Depending on who you talk to, high school can be an amalgam of the best of times and the worst of times, but often it is remembered as either being a great time or being an absolute drag. One thing that everyone can agree upon? High school rumors spread like wildfire. In Easy A, Olive Penderghast (Emma Stone), is your average and kind of nondescript teen. She has a friend but is not high on the secondary school totem pole of popularity. One day, her compadre Rhiannon (Aly Michalka) invites her on a weekend camping trip with her quirky family, but Olive, after attending this trip before, tells a lie saying she is going on a date to get out of it.
The following Monday in the women’s restroom, Rhiannon incessantly grills Olive about the date, believing she has lost her virginity. While resistant at first, Olive does lie again and confirms Rhiannon’s belief. Unfortunately the Christian zealot Marianne (Amanda Bynes) overhears the two, and before you know it, the rumor of Olive losing it has permeated every classroom and hallway. As expected the details of rumor undertake many iterations, but the understanding is that Olive is now a bold harlot. This sounds like irreparable damage to one’s reputation, but also an opportunity for sizable personal gain.
On my first watch, I have got to say that Easy A was not really what I was expecting. I did not love it, but it was enjoyable enough at times. It is definitely a comedy, but not one that will leave you in laughing stitches for a good part of the movie. By and large, it is a movie that relies on its charm, which it does possess. Immediately the similarities between it and 1980’s classics such as but not limited to The Breakfast Club, Sixteen Candles, and Weird Science (which all happen to be John Hughes movies), are pretty prevalent. That is not to say it is a carbon copy of any of these films, as Easy A definitely does enough to stand on its own. But the vibes are there, and it clearly wants the audience to know how highly it thinks of them through injected scenes of said films and the occasional character monologue.

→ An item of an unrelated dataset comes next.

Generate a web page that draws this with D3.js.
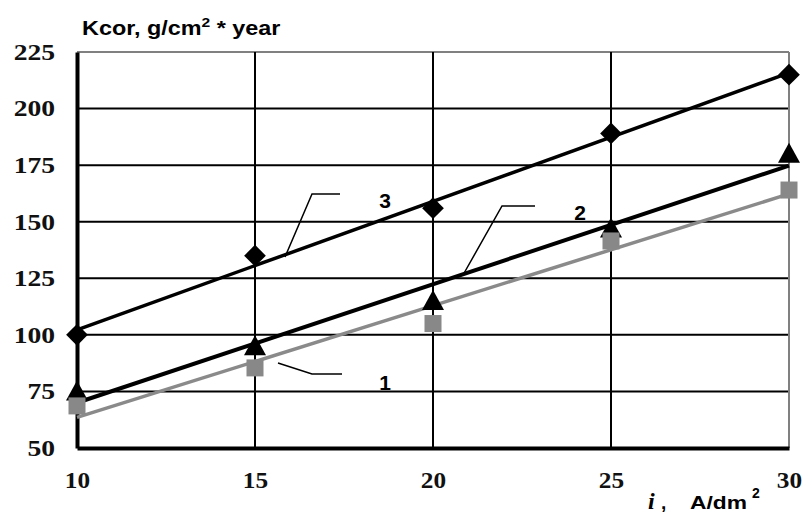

The film is well made, and captures the feel of high school pretty realistically. There are even parallels to The Scarlet Letter book, and the plight that the character in the novel went through in comparison to the film’s main character, Olive. I was pleasantly surprised with the storytelling direction as well. It was a nice little device that gave an interesting take.
But was it funny? That is going to depend on the viewer. I give props to the dialogue, which is sharp, natural, and reminiscent of high school. But for most it, nothing was truly that funny. There are some chuckles to be had, and Thomas Haden Church was my favorite character who had some good moments. Still as a whole it failed to leave a comedic mark upon me. I have to concede that I am probably not the target audience for this movie though, and others who are or who are closer to it will probably find many laughs embedded. The ending of the film felt extremely rushed to me and maybe too much time was spent on the rumors and all of the things Olive was asked to do. Everything just tied up too neat, but it is what it is. Definitely a Hollywood ending without a doubt.
There are a cast of characters, but make no mistake about it, this is Emma Stone’s movie. All of it falls on her, as it is her story. That is a lot of pressure, and she succeeds rather easily. While she had been in previous roles, Easy A really did put her on the map and made people realize her potential. The only thing I really did not buy was the fact that she was so “invisible” at school. She doesn’t do a whole lot for me aesthetically but I have to imagine most guys would have been fawning over her. Amanda Bynes has a interesting character as Marianne, and her scenes with Emma are fun to witness. Aly Michalka is nice to look at, but is unlikable and meant to be funny, but ultimately adds nothing. As mentioned, I loved Thomas Haden Church as the cool but well meaning teacher. I would have loved to see more of him but his role is small. But for the time he gets, he delivers.
Despite my lack of a completely positive endorsement, Easy A does enough to distinguish itself from most teen comedies. It has got some heart and a real direction, even if most of the humor falls flat for yours truly, which is most likely a personal thing. Not ready to give it an A, but still a passing grade.